Udder Failure: Devin Nunes Can't ID Critics Behind Cow Tweets, So Suit Appears Moot

The conservative congressman's attorney says the case against snarky Devin Nunes' Cow has hit a "dead end."

Rep. Devin Nunes (R-Calif.) has apparently milked attempts to punish anti-Nunes parody Twitter accounts long enough.

His attorney complained in a court in Richmond, Virginia, on Friday that he and the congressman have hit a “dead end” in their bid to identify the scathing Nunes critics behind “Devin Nunes’ Cow” — and “Devin Nunes’ Mom,” The Fresno Bee reported.

Nunes sued Twitter and the parody accounts last year, claiming they defamed him. The lawsuit, seeking a total of $250 million, alleges that Twitter worked with Republican strategist Liz Mair and the two accounts to damage Nunes’s reelection bid in 2018 — which Twitter denies. Nunes was reelected.

The lawsuit triggered an explosion in the number of followers of the parody accounts — and an explosion in the number of parody accounts. The number of followers of the cow account rocketed from 1,000 initially to 700,000 today.

Twitter argued early this year that Nunes can’t sue the social media company for remarks in the parody accounts because federal law gives them “broad immunity” from liability for the comments of their users.
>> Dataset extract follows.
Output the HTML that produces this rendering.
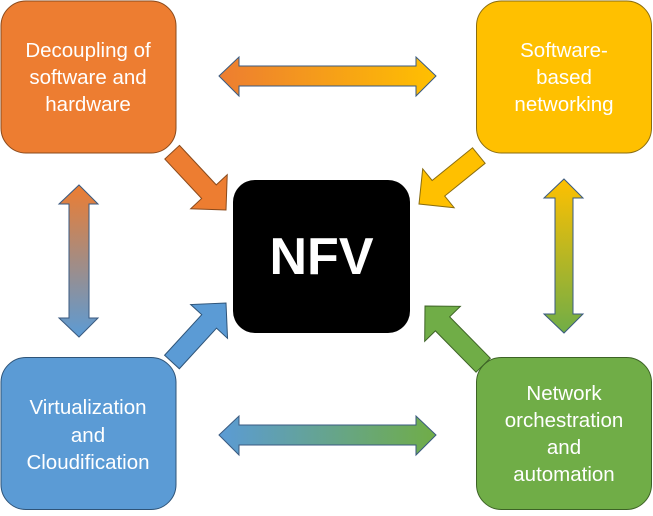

Twitter also refused to reveal the identities of the account holders. Virginia Judge John Marshall has not ordered the company to do so — making suing those people virtually impossible, complained Nunes’s attorney Steven Biss.

“We’re trying to figure out who they are, and we read the comments on Twitter — as painful as it is — we do that every day,” Biss said. “But we’re at a dead end.”

He added angrily: “They’re doing more than allowing Liz Mair, the cow and the mom to post a tweet. They’re censoring, they’re promoting an anti-Nunes agenda, they’re banning conservative accounts and they’re knowingly encouraging it.”

Marshall has not yet ruled on the case, but he didn’t appear particularly sympathetic to Nunes’s suit. “I don’t know of any requirement in the law that says these sites have to be neutral,” Marshall said in court Friday. “Just because you don’t like it and asked to have them take it down, doesn’t mean they’re liable if they don’t take it down.”

Devin Nunes’ Mom and the cow could not immediately be reached for comment.